__Dataset section__:
** begin **

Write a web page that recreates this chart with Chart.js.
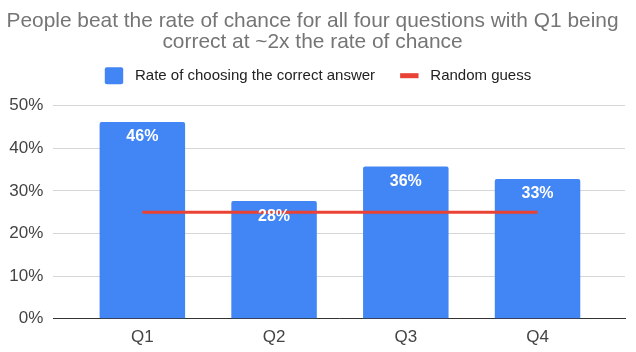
<!DOCTYPE html>
<html><head><meta charset="utf-8">
<script src="https://cdn.jsdelivr.net/npm/chart.js@4/dist/chart.umd.min.js"></script>
<style>html,body{margin:0;padding:0;background:#fff;}#wrap{width:636px;height:352px;}</style>
</head><body><div id="wrap"><canvas id="c" width="636" height="352"></canvas></div>
<script>
// ---- data ----
const categories = ['Q1', 'Q2', 'Q3', 'Q4'];
const correctRate = [46.2, 27.6, 35.7, 32.8];
const randomGuessAt = [0, 3];          // category index where the guess line starts / ends
const randomGuess = [25, 25];
const yTickMax = 50;
const yTickStep = 10;
const titleLines = ['People beat the rate of chance for all four questions with Q1 being', 'correct at ~2x the rate of chance'];
const seriesNames = ['Rate of choosing the correct answer', 'Random guess'];

const FONT = "'Liberation Sans', Arial, Helvetica, sans-serif";

const legendPlugin = {
  id: 'customLegend',
  afterDraw(chart) {
    const ctx = chart.ctx;
    const items = chart.data.datasets.map(ds => ({
      text: ds.label,
      color: ds.type === 'line' ? ds.borderColor : ds.backgroundColor,
      line: ds.type === 'line'
    }));
    ctx.save();
    ctx.font = '15px ' + FONT;
    const box = 18.4, gapText = 11.8, gapItem = 25;
    const widths = items.map(it => box + gapText + ctx.measureText(it.text).width);
    const total = widths.reduce((a, b) => a + b, 0) + gapItem * (items.length - 1);
    let x = (chart.width - total) / 2;
    const cy = 75.7;
    items.forEach((it, i) => {
      ctx.fillStyle = it.color;
      if (it.line) {
        ctx.fillRect(x, cy - 2.5, box, 5);
      } else {
        ctx.beginPath();
        ctx.roundRect(x, cy - 8.5, box, 17, 2);
        ctx.fill();
      }
      ctx.fillStyle = '#222222';
      ctx.textAlign = 'left';
      ctx.textBaseline = 'middle';
      ctx.fillText(it.text, x + box + gapText, cy);
      x += widths[i] + gapItem;
    });
    ctx.restore();
  }
};

const labelPlugin = {
  id: 'barLabels',
  afterDatasetsDraw(chart) {
    const ctx = chart.ctx;
    const meta = chart.getDatasetMeta(0);
    ctx.save();
    ctx.font = 'bold 16px ' + FONT;
    ctx.fillStyle = '#ffffff';
    ctx.textAlign = 'center';
    ctx.textBaseline = 'middle';
    meta.data.forEach((bar, i) => {
      ctx.fillText(Math.round(correctRate[i]) + '%', bar.x, bar.y + 15);
    });
    ctx.restore();
  }
};

new Chart(document.getElementById('c'), {
  type: 'bar',
  data: {
    datasets: [
      {
        type: 'bar',
        label: seriesNames[0],
        data: correctRate.map((v, i) => ({x: i, y: v})),
        backgroundColor: '#4285F4',
        borderRadius: {topLeft: 2, topRight: 2},
        barPercentage: 0.649,
        categoryPercentage: 1,
        order: 1
      },
      {
        type: 'line',
        label: seriesNames[1],
        data: randomGuessAt.map((x, i) => ({x: x, y: randomGuess[i]})),
        borderColor: '#EA4335',
        backgroundColor: '#EA4335',
        borderWidth: 3,
        pointRadius: 0,
        fill: false,
        order: 0
      }
    ]
  },
  options: {
    responsive: false,
    devicePixelRatio: 1,
    animation: false,
    events: [],
    layout: {padding: {left: 0, right: 11, top: 0, bottom: 0}},
    plugins: {
      legend: {display: false},
      tooltip: {enabled: false},
      title: {
        display: true,
        text: titleLines,
        color: '#757575',
        font: {family: FONT, size: 20.9, weight: 'normal', lineHeight: 1.0},
        padding: {top: 10.8, bottom: 53.1}
      }
    },
    scales: {
      x: {
        type: 'linear',
        offset: false,
        min: -0.676,
        max: 3.664,
        afterBuildTicks: (scale) => { scale.ticks = categories.map((c, i) => ({value: i})); },
        afterFit: (scale) => { scale.height = 33.3; },
        ticks: {
          autoSkip: false,
          maxRotation: 0,
          padding: 8,
          color: '#444444',
          font: {family: FONT, size: 17},
          callback: (v) => categories[v]
        },
        grid: {display: false, drawTicks: false, offset: false},
        border: {display: true, color: '#333333', width: 1}
      },
      y: {
        min: 0,
        max: yTickMax,
        afterFit: (scale) => { scale.width = 53.3; },
        ticks: {
          stepSize: yTickStep,
          padding: 10,
          color: '#444444',
          font: {family: FONT, size: 17},
          callback: (v) => v + '%'
        },
        grid: {color: '#d6d6d6', drawTicks: false},
        border: {display: false}
      }
    }
  },
  plugins: [legendPlugin, labelPlugin]
});
</script>
</body></html>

** end **

__Task__: Please set down each line of the data above exactly as written, without the pictures.

__Exercise result__:
Write a web page that recreates this chart with Chart.js.
<!DOCTYPE html>
<html><head><meta charset="utf-8">
<script src="https://cdn.jsdelivr.net/npm/chart.js@4/dist/chart.umd.min.js"></script>
<style>html,body{margin:0;padding:0;background:#fff;}#wrap{width:636px;height:352px;}</style>
</head><body><div id="wrap"><canvas id="c" width="636" height="352"></canvas></div>
<script>
// ---- data ----
const categories = ['Q1', 'Q2', 'Q3', 'Q4'];
const correctRate = [46.2, 27.6, 35.7, 32.8];
const randomGuessAt = [0, 3];          // category index where the guess line starts / ends
const randomGuess = [25, 25];
const yTickMax = 50;
const yTickStep = 10;
const titleLines = ['People beat the rate of chance for all four questions with Q1 being', 'correct at ~2x the rate of chance'];
const seriesNames = ['Rate of choosing the correct answer', 'Random guess'];

const FONT = "'Liberation Sans', Arial, Helvetica, sans-serif";

const legendPlugin = {
  id: 'customLegend',
  afterDraw(chart) {
    const ctx = chart.ctx;
    const items = chart.data.datasets.map(ds => ({
      text: ds.label,
      color: ds.type === 'line' ? ds.borderColor : ds.backgroundColor,
      line: ds.type === 'line'
    }));
    ctx.save();
    ctx.font = '15px ' + FONT;
    const box = 18.4, gapText = 11.8, gapItem = 25;
    const widths = items.map(it => box + gapText + ctx.measureText(it.text).width);
    const total = widths.reduce((a, b) => a + b, 0) + gapItem * (items.length - 1);
    let x = (chart.width - total) / 2;
    const cy = 75.7;
    items.forEach((it, i) => {
      ctx.fillStyle = it.color;
      if (it.line) {
        ctx.fillRect(x, cy - 2.5, box, 5);
      } else {
        ctx.beginPath();
        ctx.roundRect(x, cy - 8.5, box, 17, 2);
        ctx.fill();
      }
      ctx.fillStyle = '#222222';
      ctx.textAlign = 'left';
      ctx.textBaseline = 'middle';
      ctx.fillText(it.text, x + box + gapText, cy);
      x += widths[i] + gapItem;
    });
    ctx.restore();
  }
};

const labelPlugin = {
  id: 'barLabels',
  afterDatasetsDraw(chart) {
    const ctx = chart.ctx;
    const meta = chart.getDatasetMeta(0);
    ctx.save();
    ctx.font = 'bold 16px ' + FONT;
    ctx.fillStyle = '#ffffff';
    ctx.textAlign = 'center';
    ctx.textBaseline = 'middle';
    meta.data.forEach((bar, i) => {
      ctx.fillText(Math.round(correctRate[i]) + '%', bar.x, bar.y + 15);
    });
    ctx.restore();
  }
};

new Chart(document.getElementById('c'), {
  type: 'bar',
  data: {
    datasets: [
      {
        type: 'bar',
        label: seriesNames[0],
        data: correctRate.map((v, i) => ({x: i, y: v})),
        backgroundColor: '#4285F4',
        borderRadius: {topLeft: 2, topRight: 2},
        barPercentage: 0.649,
        categoryPercentage: 1,
        order: 1
      },
      {
        type: 'line',
        label: seriesNames[1],
        data: randomGuessAt.map((x, i) => ({x: x, y: randomGuess[i]})),
        borderColor: '#EA4335',
        backgroundColor: '#EA4335',
        borderWidth: 3,
        pointRadius: 0,
        fill: false,
        order: 0
      }
    ]
  },
  options: {
    responsive: false,
    devicePixelRatio: 1,
    animation: false,
    events: [],
    layout: {padding: {left: 0, right: 11, top: 0, bottom: 0}},
    plugins: {
      legend: {display: false},
      tooltip: {enabled: false},
      title: {
        display: true,
        text: titleLines,
        color: '#757575',
        font: {family: FONT, size: 20.9, weight: 'normal', lineHeight: 1.0},
        padding: {top: 10.8, bottom: 53.1}
      }
    },
    scales: {
      x: {
        type: 'linear',
        offset: false,
        min: -0.676,
        max: 3.664,
        afterBuildTicks: (scale) => { scale.ticks = categories.map((c, i) => ({value: i})); },
        afterFit: (scale) => { scale.height = 33.3; },
        ticks: {
          autoSkip: false,
          maxRotation: 0,
          padding: 8,
          color: '#444444',
          font: {family: FONT, size: 17},
          callback: (v) => categories[v]
        },
        grid: {display: false, drawTicks: false, offset: false},
        border: {display: true, color: '#333333', width: 1}
      },
      y: {
        min: 0,
        max: yTickMax,
        afterFit: (scale) => { scale.width = 53.3; },
        ticks: {
          stepSize: yTickStep,
          padding: 10,
          color: '#444444',
          font: {family: FONT, size: 17},
          callback: (v) => v + '%'
        },
        grid: {color: '#d6d6d6', drawTicks: false},
        border: {display: false}
      }
    }
  },
  plugins: [legendPlugin, labelPlugin]
});
</script>
</body></html>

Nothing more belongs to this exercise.